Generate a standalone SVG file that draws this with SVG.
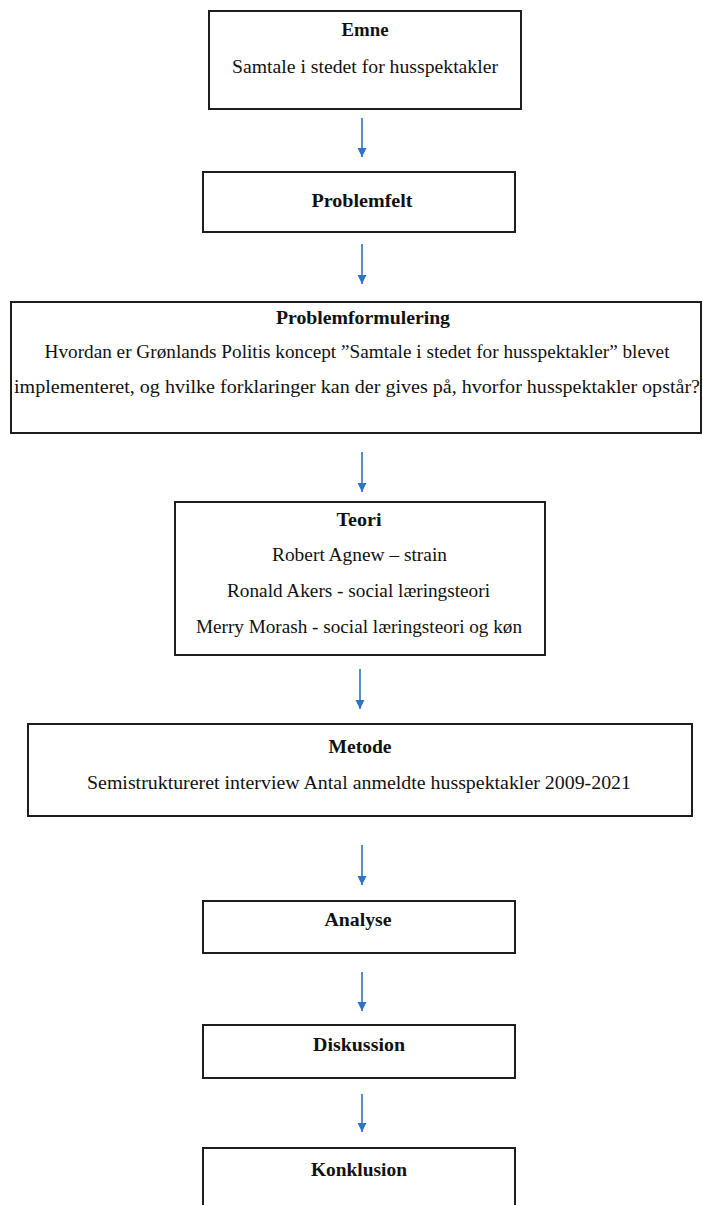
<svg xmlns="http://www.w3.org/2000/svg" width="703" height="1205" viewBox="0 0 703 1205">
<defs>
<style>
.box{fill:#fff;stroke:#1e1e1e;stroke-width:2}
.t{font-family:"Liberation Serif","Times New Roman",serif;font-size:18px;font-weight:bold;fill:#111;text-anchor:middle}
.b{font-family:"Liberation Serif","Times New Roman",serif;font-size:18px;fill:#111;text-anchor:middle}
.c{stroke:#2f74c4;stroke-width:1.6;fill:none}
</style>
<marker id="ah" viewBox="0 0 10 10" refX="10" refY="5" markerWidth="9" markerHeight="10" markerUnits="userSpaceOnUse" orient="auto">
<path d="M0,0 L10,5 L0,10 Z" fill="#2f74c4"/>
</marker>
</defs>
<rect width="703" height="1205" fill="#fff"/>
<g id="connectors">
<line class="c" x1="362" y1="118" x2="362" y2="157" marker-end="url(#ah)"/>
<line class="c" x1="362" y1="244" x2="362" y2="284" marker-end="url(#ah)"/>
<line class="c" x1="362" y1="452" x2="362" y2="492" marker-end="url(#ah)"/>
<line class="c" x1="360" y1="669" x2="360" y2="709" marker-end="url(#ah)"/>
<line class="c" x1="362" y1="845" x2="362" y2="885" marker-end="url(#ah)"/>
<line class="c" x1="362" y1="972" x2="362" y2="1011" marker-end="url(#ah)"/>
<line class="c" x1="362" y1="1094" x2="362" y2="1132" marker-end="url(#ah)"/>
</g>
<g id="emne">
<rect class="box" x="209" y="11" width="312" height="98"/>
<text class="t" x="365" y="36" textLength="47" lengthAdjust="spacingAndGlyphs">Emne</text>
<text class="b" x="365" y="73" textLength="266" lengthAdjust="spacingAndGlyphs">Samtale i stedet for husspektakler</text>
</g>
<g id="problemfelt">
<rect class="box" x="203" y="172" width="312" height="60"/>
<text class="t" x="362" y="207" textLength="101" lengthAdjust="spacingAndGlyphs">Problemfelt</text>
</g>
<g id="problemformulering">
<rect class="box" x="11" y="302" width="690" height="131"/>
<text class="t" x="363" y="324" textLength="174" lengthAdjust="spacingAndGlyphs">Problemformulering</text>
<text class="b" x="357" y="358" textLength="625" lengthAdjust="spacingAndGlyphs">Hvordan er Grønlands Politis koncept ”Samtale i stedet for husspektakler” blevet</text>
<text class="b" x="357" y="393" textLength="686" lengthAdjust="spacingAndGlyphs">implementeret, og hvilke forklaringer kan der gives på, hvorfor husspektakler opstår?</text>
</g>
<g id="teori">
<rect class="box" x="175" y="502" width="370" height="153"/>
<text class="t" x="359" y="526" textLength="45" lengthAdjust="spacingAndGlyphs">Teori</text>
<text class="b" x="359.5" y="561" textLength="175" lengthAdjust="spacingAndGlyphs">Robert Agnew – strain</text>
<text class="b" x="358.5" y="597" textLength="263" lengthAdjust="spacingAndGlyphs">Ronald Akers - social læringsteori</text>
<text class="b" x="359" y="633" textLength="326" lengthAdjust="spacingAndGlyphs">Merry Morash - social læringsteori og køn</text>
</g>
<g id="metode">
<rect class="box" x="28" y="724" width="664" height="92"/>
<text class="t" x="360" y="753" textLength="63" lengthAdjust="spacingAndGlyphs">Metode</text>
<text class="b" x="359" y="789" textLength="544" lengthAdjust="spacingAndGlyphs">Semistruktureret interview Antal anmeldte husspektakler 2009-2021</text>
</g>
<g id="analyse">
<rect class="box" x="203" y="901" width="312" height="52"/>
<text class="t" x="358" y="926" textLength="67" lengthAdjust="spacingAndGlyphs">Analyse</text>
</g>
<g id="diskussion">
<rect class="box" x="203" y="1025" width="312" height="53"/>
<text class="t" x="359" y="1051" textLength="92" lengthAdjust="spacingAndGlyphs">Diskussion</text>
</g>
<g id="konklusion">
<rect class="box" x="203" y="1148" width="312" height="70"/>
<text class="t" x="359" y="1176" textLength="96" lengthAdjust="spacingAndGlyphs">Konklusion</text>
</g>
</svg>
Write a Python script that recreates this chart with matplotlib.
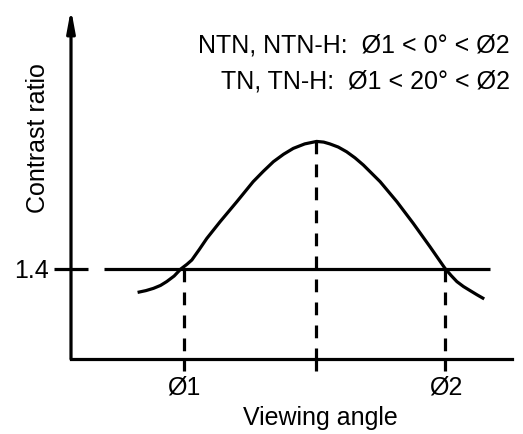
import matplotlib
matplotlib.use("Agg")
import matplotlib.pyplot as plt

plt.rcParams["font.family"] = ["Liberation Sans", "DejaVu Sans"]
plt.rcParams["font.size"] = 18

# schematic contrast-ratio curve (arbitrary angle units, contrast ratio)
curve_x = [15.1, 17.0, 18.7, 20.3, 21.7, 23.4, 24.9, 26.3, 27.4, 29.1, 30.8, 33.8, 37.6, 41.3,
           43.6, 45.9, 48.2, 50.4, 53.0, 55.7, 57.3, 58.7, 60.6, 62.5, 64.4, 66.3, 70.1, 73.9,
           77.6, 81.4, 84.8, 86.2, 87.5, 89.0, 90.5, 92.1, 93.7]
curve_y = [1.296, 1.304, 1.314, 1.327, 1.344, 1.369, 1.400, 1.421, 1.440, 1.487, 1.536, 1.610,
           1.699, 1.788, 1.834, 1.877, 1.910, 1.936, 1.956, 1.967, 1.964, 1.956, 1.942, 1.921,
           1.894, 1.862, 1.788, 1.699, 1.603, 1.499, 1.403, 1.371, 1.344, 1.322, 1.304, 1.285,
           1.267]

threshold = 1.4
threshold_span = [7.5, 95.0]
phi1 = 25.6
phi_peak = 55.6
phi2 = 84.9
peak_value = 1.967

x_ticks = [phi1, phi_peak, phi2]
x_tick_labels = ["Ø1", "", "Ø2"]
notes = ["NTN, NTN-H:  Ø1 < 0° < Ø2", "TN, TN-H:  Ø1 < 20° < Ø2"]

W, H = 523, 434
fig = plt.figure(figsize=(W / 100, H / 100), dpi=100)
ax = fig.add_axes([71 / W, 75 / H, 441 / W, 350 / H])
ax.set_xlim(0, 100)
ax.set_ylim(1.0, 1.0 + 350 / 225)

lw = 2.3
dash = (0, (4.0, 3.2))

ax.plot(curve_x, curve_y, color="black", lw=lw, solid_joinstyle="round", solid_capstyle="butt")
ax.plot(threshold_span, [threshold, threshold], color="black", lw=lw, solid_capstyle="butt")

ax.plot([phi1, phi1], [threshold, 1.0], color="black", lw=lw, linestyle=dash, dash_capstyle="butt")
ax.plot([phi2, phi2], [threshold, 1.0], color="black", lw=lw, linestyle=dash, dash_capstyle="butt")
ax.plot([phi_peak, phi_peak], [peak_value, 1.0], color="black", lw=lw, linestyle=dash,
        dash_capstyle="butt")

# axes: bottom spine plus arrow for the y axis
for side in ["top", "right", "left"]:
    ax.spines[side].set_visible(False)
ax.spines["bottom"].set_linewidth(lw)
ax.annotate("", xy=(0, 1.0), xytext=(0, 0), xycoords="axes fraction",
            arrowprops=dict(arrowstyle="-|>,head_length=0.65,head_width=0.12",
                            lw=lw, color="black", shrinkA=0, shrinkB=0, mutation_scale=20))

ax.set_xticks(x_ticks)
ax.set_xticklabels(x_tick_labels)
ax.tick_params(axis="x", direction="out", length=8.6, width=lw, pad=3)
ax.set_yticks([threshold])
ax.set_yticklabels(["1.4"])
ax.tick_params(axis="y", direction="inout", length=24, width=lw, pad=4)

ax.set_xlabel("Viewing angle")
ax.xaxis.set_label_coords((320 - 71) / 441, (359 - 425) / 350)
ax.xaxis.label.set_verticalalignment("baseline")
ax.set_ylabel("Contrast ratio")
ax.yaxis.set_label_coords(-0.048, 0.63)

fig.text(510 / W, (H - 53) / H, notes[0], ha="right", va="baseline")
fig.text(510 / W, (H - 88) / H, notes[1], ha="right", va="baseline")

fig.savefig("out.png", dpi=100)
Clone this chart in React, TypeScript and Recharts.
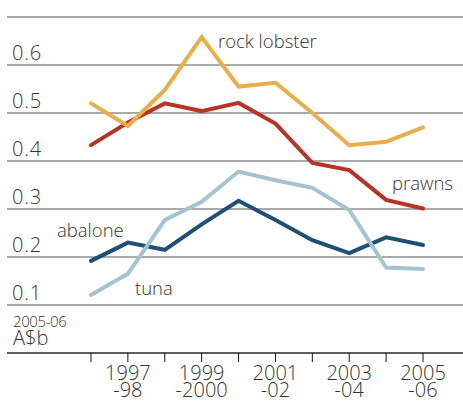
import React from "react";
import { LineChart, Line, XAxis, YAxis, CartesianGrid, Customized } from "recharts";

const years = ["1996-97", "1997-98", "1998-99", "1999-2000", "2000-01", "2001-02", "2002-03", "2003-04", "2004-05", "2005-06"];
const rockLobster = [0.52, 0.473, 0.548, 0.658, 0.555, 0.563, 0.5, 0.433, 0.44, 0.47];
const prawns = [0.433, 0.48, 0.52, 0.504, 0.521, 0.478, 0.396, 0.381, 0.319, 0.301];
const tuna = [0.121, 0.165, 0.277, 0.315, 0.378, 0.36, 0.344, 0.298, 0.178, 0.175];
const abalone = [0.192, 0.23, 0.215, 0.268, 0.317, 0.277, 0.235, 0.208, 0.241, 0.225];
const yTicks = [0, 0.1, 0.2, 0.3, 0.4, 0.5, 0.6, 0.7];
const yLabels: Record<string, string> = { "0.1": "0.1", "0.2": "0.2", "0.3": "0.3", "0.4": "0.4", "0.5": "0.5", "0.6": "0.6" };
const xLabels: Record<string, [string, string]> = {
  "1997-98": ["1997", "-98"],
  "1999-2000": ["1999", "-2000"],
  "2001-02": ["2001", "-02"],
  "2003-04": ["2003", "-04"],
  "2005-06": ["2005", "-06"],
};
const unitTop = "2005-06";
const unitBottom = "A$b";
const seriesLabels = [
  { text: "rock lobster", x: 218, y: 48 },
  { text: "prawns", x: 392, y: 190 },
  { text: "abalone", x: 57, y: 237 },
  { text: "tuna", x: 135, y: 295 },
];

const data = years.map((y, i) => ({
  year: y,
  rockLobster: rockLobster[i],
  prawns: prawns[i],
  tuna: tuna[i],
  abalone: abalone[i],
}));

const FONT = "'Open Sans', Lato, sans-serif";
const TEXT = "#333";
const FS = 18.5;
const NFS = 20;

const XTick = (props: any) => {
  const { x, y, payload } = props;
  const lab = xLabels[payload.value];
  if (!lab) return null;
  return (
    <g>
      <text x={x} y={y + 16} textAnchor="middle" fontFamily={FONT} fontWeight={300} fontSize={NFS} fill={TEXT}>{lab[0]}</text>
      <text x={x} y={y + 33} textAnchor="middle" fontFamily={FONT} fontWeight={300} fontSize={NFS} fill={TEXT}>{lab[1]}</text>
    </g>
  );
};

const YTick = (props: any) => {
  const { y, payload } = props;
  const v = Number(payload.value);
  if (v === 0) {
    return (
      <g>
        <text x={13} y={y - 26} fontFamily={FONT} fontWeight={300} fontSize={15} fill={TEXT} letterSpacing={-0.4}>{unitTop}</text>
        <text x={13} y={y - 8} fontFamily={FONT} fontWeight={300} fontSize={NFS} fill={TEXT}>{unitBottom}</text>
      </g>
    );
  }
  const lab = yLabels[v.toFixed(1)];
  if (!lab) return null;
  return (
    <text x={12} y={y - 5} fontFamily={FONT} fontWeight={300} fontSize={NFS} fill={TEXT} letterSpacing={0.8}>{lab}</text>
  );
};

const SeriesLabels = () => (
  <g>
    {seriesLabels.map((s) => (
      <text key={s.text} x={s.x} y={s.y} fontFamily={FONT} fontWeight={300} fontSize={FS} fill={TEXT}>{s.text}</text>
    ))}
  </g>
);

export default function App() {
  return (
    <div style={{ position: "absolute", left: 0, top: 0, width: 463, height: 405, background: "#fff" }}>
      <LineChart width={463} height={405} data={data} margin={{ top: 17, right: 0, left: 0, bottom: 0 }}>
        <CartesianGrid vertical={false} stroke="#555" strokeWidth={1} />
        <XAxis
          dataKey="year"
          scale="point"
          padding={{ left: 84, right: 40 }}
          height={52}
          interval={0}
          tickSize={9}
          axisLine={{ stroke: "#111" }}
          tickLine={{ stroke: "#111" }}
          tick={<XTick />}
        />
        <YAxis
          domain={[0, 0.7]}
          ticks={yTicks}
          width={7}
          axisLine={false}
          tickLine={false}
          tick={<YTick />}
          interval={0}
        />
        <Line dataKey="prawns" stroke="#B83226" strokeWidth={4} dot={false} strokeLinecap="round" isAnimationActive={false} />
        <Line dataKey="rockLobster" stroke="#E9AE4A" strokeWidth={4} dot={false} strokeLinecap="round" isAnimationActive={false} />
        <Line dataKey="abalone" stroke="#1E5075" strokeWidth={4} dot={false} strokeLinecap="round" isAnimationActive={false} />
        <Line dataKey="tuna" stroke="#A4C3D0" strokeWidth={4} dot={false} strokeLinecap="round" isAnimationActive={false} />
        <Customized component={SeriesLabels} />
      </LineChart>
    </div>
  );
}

=-=-=-=-=

_The task_
Using the entries above, repeat exactly the lines from the one with "Clone this chart" to the one with "YAxis, CartesianGrid, Customized", both included, and leave the pictures behind.

_Written response_
Clone this chart in React, TypeScript and Recharts.
import React from "react";
import { LineChart, Line, XAxis, YAxis, CartesianGrid, Customized } from "recharts";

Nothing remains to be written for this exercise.